Probe to extract features and save embeddings.
This function is used in the training pipeline.
“”"
print(“Entering into sgie training probe”)

unique_id = truncate_filename(u_data)
print(f"Unique ID for saving: {unique_id}")

gst_buffer = info.get_buffer()
if not gst_buffer:
    print("Unable to get GstBuffer")
    return Gst.PadProbeReturn.OK

batch_meta = pyds.gst_buffer_get_nvds_batch_meta(hash(gst_buffer))
if not batch_meta:
    print("No batch_meta found.")
    return Gst.PadProbeReturn.OK

l_frame = batch_meta.frame_meta_list
embedding_saved = False  # Flag to track if we've saved an embedding

while l_frame and not embedding_saved:  # Process frames until we find and save an embedding
    try:
        frame_meta = pyds.NvDsFrameMeta.cast(l_frame.data)
        print(f"Processing frame {frame_meta.frame_num}")
        
        # Try to get embeddings from objects
        l_obj = frame_meta.obj_meta_list
        while l_obj and not embedding_saved:
            try:
                obj_meta = pyds.NvDsObjectMeta.cast(l_obj.data)
                if obj_meta is None :
                    print("object meta is None")
                print(f"Processing object {obj_meta.object_id}, class {obj_meta.class_id}")
                
                # Extract embeddings from object-level metadata
                normalized_embedding = extract_embeddings(obj_meta)
                
                if normalized_embedding is not None:
                    print(f"Successfully extracted normalized embedding from object-level metadata")
                    print(f"Shape: {normalized_embedding.shape}")
                    
                    # Save the embedding
                    filepath = '/home/dstream/Documents/FR_DEMO/Training_pipeline/embeddings.pkl'
                    save_embeddings(normalized_embedding, unique_id, filepath)
                    embedding_saved = True
                    break  # Exit the object loop after saving
            
            except StopIteration:
                break
                
            l_obj = l_obj.next
        
    except StopIteration:
        break
        
    l_frame = l_frame.next

if not embedding_saved:
    print("No valid embeddings found in any frame for saving")
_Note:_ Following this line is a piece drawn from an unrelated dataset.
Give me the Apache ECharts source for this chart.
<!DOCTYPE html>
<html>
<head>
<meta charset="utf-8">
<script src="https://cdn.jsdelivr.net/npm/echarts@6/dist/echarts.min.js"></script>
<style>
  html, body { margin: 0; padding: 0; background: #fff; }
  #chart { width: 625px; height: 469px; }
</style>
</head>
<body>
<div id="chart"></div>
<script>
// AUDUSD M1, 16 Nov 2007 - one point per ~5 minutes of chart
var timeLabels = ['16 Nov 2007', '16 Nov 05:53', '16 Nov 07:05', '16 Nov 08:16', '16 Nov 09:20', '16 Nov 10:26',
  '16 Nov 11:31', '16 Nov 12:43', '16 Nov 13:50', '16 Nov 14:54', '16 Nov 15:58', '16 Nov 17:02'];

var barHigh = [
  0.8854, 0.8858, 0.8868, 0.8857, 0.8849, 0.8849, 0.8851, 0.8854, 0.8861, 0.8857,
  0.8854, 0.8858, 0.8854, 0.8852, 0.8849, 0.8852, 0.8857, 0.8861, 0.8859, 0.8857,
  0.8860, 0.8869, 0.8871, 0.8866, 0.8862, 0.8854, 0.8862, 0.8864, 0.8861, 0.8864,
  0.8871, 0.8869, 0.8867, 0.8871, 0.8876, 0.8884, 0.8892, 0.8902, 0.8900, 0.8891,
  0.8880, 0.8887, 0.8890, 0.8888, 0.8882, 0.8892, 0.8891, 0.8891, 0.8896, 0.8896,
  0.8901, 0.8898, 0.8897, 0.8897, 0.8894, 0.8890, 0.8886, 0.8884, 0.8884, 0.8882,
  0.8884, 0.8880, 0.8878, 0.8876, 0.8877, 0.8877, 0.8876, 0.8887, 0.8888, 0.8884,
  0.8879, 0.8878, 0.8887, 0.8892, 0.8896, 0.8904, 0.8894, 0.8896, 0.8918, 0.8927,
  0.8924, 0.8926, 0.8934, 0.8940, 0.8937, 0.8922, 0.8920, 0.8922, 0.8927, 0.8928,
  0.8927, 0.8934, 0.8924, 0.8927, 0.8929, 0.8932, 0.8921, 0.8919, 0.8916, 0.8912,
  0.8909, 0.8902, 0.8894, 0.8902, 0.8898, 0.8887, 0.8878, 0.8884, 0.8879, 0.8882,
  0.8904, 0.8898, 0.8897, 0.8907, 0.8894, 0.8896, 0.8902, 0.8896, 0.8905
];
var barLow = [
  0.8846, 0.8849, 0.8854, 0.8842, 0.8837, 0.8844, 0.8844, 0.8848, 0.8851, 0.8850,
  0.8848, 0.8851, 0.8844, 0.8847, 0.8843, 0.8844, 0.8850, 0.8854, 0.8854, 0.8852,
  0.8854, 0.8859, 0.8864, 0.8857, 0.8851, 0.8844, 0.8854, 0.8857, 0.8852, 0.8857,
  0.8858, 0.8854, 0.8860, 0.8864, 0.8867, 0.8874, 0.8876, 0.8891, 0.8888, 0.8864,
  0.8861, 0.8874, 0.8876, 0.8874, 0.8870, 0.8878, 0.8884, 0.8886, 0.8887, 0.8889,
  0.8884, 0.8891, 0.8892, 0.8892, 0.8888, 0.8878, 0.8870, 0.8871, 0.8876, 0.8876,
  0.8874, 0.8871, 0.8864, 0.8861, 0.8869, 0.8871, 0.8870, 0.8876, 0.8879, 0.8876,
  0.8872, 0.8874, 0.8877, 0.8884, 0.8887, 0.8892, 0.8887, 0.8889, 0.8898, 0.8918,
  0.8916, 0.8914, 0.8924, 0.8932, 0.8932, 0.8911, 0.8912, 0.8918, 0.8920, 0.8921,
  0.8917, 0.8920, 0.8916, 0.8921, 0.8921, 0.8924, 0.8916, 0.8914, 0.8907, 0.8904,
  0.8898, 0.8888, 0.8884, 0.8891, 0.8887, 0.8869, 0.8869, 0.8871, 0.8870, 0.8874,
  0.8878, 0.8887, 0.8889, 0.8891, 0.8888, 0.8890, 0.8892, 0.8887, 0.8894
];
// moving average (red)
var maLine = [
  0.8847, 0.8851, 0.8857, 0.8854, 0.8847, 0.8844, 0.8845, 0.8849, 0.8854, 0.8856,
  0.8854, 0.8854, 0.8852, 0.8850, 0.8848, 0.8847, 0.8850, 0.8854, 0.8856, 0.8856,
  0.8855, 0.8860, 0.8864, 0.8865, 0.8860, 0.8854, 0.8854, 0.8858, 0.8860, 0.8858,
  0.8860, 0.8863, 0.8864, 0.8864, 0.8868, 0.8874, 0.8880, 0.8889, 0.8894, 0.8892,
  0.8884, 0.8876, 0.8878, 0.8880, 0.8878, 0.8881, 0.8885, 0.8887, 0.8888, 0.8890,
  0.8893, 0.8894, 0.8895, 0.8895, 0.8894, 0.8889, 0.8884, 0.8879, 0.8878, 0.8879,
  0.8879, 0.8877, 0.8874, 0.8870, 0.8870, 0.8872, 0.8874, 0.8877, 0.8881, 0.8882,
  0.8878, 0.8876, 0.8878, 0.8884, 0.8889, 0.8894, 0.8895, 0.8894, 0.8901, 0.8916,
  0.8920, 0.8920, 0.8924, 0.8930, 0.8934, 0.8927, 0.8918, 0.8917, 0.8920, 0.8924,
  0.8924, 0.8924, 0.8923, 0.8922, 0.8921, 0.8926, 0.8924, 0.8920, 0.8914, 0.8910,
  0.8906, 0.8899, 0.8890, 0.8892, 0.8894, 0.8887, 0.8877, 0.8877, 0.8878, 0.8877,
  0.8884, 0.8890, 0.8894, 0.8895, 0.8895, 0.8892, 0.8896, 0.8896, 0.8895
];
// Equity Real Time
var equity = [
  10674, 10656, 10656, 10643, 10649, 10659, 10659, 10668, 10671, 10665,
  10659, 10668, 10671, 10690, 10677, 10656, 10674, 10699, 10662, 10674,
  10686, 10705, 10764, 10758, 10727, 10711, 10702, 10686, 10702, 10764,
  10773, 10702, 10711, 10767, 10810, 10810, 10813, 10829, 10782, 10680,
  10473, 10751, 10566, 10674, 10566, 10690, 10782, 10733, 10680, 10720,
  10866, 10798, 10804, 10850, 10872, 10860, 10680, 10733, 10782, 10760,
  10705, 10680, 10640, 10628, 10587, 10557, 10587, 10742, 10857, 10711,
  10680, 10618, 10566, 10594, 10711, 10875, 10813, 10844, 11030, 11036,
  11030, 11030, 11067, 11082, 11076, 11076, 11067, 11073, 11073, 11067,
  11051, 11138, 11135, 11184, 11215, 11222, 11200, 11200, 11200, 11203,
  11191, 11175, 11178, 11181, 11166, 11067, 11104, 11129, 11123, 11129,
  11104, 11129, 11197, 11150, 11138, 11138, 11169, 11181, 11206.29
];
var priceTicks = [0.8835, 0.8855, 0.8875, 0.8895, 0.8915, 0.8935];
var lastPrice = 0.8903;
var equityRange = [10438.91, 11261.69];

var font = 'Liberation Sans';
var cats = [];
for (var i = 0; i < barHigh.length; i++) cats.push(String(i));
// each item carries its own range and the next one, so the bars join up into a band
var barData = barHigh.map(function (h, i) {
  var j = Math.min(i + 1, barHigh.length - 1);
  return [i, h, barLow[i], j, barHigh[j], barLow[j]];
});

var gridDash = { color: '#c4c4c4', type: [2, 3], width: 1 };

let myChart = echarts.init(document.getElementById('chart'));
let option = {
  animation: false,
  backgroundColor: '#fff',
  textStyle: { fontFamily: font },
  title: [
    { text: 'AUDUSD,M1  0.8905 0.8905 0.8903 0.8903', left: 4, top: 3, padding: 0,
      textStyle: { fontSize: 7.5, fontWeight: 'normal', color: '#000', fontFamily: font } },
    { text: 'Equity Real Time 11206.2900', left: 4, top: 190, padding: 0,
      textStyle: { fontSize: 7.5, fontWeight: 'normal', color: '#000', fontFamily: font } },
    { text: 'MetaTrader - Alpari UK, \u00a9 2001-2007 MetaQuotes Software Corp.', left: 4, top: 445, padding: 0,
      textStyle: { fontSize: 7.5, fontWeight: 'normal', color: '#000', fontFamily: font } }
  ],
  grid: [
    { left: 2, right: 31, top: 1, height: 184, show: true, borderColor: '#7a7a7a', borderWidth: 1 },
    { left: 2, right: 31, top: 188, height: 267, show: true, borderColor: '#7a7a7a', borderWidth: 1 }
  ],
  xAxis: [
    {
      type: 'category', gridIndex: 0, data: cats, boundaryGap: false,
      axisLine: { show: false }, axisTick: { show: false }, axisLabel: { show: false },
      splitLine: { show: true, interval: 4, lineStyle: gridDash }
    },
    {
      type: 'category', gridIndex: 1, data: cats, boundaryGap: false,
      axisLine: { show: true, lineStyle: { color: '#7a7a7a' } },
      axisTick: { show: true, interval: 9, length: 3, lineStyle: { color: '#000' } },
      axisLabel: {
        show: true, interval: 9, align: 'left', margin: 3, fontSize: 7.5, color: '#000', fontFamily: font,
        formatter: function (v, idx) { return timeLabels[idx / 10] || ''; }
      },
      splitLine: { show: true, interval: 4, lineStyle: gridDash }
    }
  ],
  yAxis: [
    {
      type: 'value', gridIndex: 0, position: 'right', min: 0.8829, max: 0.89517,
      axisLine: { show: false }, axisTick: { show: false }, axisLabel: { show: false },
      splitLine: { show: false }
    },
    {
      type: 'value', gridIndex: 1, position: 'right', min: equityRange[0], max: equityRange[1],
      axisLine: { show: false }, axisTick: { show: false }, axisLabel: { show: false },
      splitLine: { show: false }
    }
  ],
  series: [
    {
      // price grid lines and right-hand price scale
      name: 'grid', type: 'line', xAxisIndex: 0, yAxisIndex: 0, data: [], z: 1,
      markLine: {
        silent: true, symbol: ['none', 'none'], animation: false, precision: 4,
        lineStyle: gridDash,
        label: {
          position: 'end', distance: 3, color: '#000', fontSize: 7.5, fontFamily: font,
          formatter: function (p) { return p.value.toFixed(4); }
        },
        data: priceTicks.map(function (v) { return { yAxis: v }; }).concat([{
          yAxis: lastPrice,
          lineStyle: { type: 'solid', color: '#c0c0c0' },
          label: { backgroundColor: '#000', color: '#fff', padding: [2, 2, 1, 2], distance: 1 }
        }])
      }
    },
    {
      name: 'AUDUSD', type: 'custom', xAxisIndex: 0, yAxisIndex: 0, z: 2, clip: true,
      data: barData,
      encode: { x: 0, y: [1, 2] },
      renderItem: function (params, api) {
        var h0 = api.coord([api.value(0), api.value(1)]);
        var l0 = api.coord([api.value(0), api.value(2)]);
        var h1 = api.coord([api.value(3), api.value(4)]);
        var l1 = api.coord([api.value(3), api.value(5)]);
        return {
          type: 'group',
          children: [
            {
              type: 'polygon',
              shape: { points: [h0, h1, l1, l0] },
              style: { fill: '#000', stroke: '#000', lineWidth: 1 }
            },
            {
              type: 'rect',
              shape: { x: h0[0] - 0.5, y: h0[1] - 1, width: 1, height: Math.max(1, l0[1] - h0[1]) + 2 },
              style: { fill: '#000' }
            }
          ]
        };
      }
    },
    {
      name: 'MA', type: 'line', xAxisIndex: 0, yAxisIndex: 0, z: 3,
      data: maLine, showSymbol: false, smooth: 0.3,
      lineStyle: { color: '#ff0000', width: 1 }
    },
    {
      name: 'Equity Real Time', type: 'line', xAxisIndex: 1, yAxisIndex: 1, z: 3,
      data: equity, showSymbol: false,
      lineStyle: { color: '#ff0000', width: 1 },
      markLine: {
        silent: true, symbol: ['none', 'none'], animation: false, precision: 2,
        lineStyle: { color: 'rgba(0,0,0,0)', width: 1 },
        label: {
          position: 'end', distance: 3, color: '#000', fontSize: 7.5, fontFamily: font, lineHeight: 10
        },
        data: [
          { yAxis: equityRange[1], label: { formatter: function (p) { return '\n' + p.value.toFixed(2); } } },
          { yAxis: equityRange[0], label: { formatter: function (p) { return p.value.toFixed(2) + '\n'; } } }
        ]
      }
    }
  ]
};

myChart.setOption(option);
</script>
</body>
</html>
return Gst.PadProbeReturn.OK

I also attempted to extract embeddings from frame_meta as a trial. However, in this case, embeddings were generated for the entire frame rather than just the detected objects. This led to embeddings being created even when no object was detected, resulting in inconsistent recognition results.

Additionally, I observed inconsistencies in person recognition across different videos:

  • In one video, the person is correctly recognized.
  • In another video, the same person is not recognized, leading to inconsistent identification.
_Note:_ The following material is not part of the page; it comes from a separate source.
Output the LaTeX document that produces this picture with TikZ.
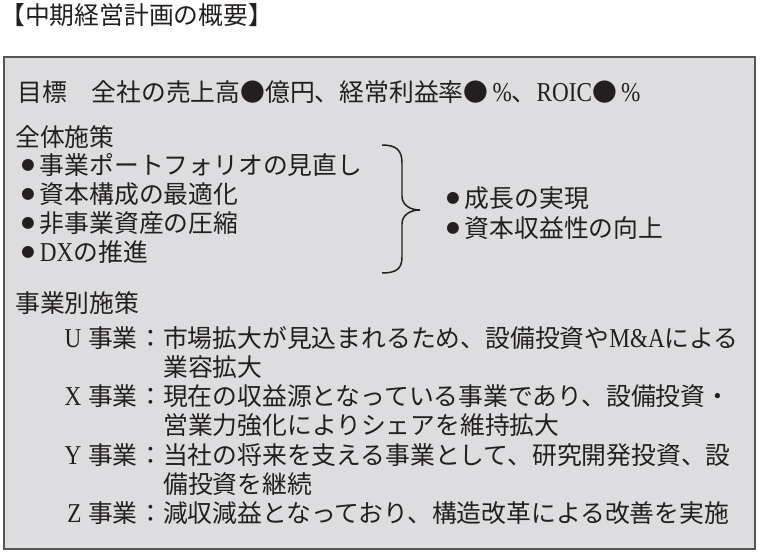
\documentclass[tikz,border=0pt]{standalone}
\usepackage{fontspec}
\setmainfont{Noto Sans CJK JP}
\newfontfamily\latin[Scale=1.1,FakeStretch=0.85]{Liberation Serif}
\definecolor{panelfill}{RGB}{221,221,223}
\definecolor{panelline}{RGB}{85,85,85}
\definecolor{inkgray}{RGB}{35,31,32}
\newcommand\blt{\makebox[14pt][l]{\raisebox{3pt}{\fontsize{10pt}{10pt}\selectfont ●}}}

\begin{document}
\begin{tikzpicture}[x=0.75pt,y=-0.75pt,
        txt/.style={anchor=west,inner sep=0pt,text height=16.4pt,text depth=2.2pt,text=inkgray,font=\fontsize{18.6pt}{18.6pt}\selectfont},
        lbl/.style={txt,anchor=east},
        panel/.style={draw=panelline,fill=panelfill,line width=1.2pt},
        bracket/.style={draw=inkgray,line width=1.1pt}]
        \useasboundingbox (0,0) rectangle (761,557);
        \path[panel] (4,57) rectangle (755,549);
        \node [txt] (title) at (0,15) {【中期経営計画の概要】};
        \node [txt] (goal) at (17,92) {目標　全社の売上高●億円、経常利益率●\,{\latin\%}、{\latin ROIC}●\,{\latin\%}};
        \node [txt] (allhead) at (15,137) {全体施策};
        \node [txt] (m1) at (21,165) {\blt 事業ポートフォリオの見直し};
        \node [txt] (m2) at (21,194) {\blt 資本構成の最適化};
        \node [txt] (m3) at (21,223) {\blt 非事業資産の圧縮};
        \node [txt] (m4) at (21,252) {\blt {\latin DX}の推進};
        \node [txt] (g1) at (446,198) {\blt 成長の実現};
        \node [txt] (g2) at (446,228) {\blt 資本収益性の向上};
        \draw[bracket] (382,145) .. controls (396,145) and (402,150) .. (402,163) -- (402,196) .. controls (402,205) and (410,210) .. (420,210) .. controls (410,210) and (402,215) .. (402,224) -- (402,257) .. controls (402,269) and (396,273) .. (382,273);
        \node [txt] (bizhead) at (15,303) {事業別施策};
        \node [lbl] (ulbl) at (138,338) {{\latin U}\hspace{5pt}事業};
        \node [txt] (utxt) at (ulbl.east) {：市場拡大が見込まれるため、設備投資や{\latin M\&A}による};
        \node [txt] (utxt2) at (163,367) {業容拡大};
        \node [lbl] (xlbl) at (138,396) {{\latin X}\hspace{5pt}事業};
        \node [txt] (xtxt) at (xlbl.east) {：現在の収益源となっている事業であり、設備投資・};
        \node [txt] (xtxt2) at (163,425) {営業力強化によりシェアを維持拡大};
        \node [lbl] (ylbl) at (138,455) {{\latin Y}\hspace{5pt}事業};
        \node [txt] (ytxt) at (ylbl.east) {：当社の将来を支える事業として、研究開発投資、設};
        \node [txt] (ytxt2) at (163,484) {備投資を継続};
        \node [lbl] (zlbl) at (138,513) {{\latin Z}\hspace{5pt}事業};
        \node [txt] (ztxt) at (zlbl.east) {：減収減益となっており、構造改革による改善を実施};
\end{tikzpicture}
\end{document}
How can I troubleshoot this issue? Is the problem coming from the script I am using to extract the embeddings?

I also tried extracting metadata from both the frame meta user list and the object meta user list. In the recognition pipeline, the tensor comes from the object user meta list, whereas in the training pipeline, the output tensor comes from the frame user meta list.

1.Each frame may contain multiple faces, In general this model should input face object instead of frame.
Of course, I don’t know your sgie model, so I need you to confirm whether to enter frame or object.
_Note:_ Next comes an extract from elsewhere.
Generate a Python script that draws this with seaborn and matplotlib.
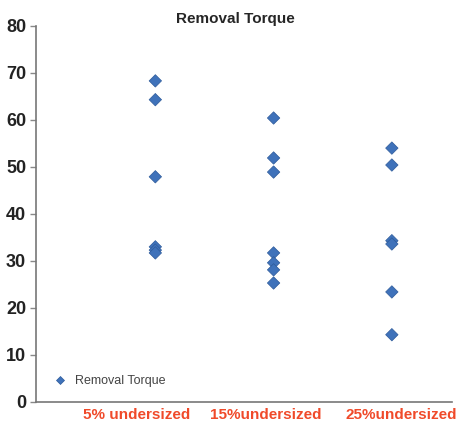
import matplotlib
matplotlib.use("Agg")
import matplotlib.pyplot as plt
import seaborn as sns
import pandas as pd

categories = ["5% undersized", "15%undersized", "25%undersized"]
g1 = [68.3, 64.3, 47.9, 33.0, 32.3, 31.7]
g2 = [60.4, 51.9, 48.9, 31.7, 29.6, 28.1, 25.3]
g3 = [54.0, 50.4, 34.3, 33.6, 23.4, 14.3]
yticks = [0, 10, 20, 30, 40, 50, 60, 70, 80]

rows = []
for i, vals in enumerate([g1, g2, g3]):
    for v in vals:
        rows.append({"x": i + 1, "torque": v, "series": "Removal Torque"})
df = pd.DataFrame(rows)

sns.set_style("white")
plt.rcParams["font.family"] = ["Liberation Sans", "DejaVu Sans"]
fig = plt.figure(figsize=(4.6, 4.24), dpi=100)
ax = fig.add_axes([0.078, 0.052, 0.905, 0.887])

sns.scatterplot(data=df, x="x", y="torque", hue="series", palette=["#3f72ba"],
                marker="D", s=40, edgecolor="#2d5a9a", linewidth=0.5, ax=ax)

ax.set_xlim(-0.01, 3.51)
ax.set_ylim(0, 80)
ax.set_yticks(yticks)
ax.set_yticklabels([str(t) for t in yticks], fontsize=13, fontweight="bold", color="#222222")
ax.set_xticks([0.84, 1.93, 3.08])
ax.set_xticklabels(categories, fontsize=11, fontweight="bold", color="#f04a2a")
ax.tick_params(axis="x", length=0, pad=4)
ax.tick_params(axis="y", length=4, width=1, color="#888888", pad=3, left=True)
ax.set_xlabel("")
ax.set_ylabel("")
ax.set_title("Removal Torque", fontsize=11, fontweight="bold", pad=2, x=0.48)
for s in ["top", "right"]:
    ax.spines[s].set_visible(False)
for s in ["left", "bottom"]:
    ax.spines[s].set_color("#777777")
    ax.spines[s].set_linewidth(1.2)

leg = ax.legend(loc="lower left", frameon=False, fontsize=9, handletextpad=0.2,
                bbox_to_anchor=(0.0, 0.01), markerscale=0.7, labelcolor="#444444")

fig.savefig("out.png", dpi=100)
2.This python code is just to extract NVDSINFER_TENSOR_OUTPUT_META,I think there is no problem
3.If pgie is working properly, the problem may be in the configuration or model of sgie. If you can input the entire frame, then you don’t need pgie to detect faces.

What is training pipeline? Deepstream is not used for training.

@junshengy ,

My processing video has multiple faces , so I need to concentrate on the detected objects not frames .

Let me share my config files and app files as well :

Pgie config file :

cofig_infer_yolov8_forum.txt (944 Bytes)

Sgie config file:

sgie_config_webface.txt (798 Bytes)

I am using this Sgie model :

w600k_mbf.zip (12.0 MB)

app file : (in .txt format)

app.txt (5.7 KB)

#infer-dims=3;160;160
net-scale-factor=0.0078125
offsets=127.5;127.5;127.5

input-tensor-meta=1

What is this? Does performing normalization and mean subtraction satisfy your sgie input? I don’t know much about this model. Please debug it by yourself.